→ **OBJECTIVE**
Extract and list every line that contains the word "image".
* Start *
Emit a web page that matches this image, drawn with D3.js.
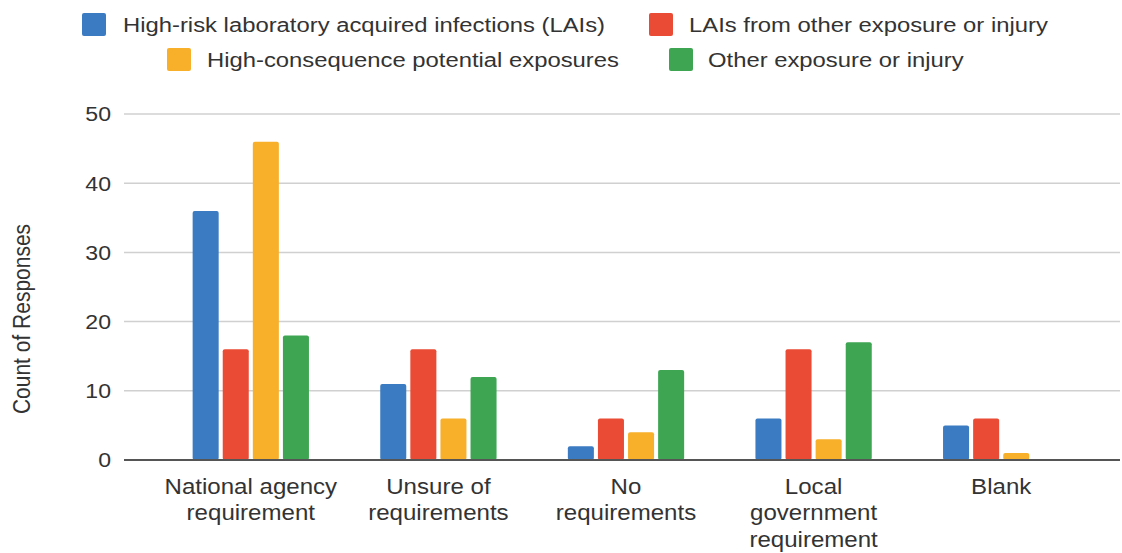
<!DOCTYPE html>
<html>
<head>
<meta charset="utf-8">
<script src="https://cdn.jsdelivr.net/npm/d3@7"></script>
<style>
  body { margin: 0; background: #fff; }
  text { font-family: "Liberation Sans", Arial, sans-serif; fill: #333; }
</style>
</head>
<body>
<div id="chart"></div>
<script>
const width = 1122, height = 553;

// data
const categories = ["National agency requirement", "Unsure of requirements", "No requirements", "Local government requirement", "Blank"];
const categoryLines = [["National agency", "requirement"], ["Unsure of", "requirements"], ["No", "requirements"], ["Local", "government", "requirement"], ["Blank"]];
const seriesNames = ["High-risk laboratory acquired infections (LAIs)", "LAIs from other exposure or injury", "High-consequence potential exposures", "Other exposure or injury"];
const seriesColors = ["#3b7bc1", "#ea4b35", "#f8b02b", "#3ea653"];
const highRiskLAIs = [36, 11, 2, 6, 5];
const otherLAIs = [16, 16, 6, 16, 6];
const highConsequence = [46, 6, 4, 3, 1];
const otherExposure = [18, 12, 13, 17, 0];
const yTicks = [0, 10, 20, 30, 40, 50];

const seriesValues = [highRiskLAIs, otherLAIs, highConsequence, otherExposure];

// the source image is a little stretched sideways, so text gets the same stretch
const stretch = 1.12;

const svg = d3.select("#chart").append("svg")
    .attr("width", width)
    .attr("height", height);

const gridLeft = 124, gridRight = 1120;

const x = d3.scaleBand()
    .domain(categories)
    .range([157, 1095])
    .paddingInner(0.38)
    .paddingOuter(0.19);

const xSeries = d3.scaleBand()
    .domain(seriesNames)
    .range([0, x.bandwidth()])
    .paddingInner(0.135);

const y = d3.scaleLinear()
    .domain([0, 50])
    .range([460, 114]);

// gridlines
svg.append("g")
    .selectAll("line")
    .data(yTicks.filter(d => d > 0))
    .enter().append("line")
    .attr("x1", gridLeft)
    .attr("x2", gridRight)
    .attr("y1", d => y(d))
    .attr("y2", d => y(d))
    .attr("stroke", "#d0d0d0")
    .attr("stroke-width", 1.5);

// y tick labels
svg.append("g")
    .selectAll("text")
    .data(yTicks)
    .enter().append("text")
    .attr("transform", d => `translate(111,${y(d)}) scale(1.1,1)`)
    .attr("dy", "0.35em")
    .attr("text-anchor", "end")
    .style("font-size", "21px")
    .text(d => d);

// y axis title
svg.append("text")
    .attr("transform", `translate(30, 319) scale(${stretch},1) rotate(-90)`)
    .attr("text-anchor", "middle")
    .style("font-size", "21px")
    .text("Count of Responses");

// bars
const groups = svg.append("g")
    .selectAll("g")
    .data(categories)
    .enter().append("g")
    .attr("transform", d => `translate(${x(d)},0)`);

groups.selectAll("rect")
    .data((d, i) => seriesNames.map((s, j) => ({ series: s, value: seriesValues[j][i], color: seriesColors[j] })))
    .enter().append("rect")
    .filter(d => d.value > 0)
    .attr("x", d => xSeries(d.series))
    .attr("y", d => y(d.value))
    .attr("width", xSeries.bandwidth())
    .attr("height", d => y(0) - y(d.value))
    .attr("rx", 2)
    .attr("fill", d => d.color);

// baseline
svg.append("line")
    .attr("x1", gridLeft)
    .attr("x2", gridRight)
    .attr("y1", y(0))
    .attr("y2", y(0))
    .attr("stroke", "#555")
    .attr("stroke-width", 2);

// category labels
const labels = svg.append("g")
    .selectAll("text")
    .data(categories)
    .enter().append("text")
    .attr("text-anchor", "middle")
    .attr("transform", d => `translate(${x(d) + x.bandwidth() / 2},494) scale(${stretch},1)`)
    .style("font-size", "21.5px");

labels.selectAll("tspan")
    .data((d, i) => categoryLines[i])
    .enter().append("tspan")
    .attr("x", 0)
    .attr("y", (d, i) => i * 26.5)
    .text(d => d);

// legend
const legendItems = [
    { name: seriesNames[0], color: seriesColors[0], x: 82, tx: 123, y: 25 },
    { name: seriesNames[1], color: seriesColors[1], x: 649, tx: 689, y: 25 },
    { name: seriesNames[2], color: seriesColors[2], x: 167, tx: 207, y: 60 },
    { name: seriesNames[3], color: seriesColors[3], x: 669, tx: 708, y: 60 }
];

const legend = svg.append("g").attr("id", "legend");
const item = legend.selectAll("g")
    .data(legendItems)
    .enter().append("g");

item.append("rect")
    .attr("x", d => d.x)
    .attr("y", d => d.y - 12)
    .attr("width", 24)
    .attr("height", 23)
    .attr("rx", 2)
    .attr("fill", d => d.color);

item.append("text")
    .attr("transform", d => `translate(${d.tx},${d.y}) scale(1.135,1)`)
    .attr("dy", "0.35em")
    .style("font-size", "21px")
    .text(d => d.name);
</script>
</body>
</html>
* End *
→ **WORKED SOLUTION**
Emit a web page that matches this image, drawn with D3.js.
// the source image is a little stretched sideways, so text gets the same stretch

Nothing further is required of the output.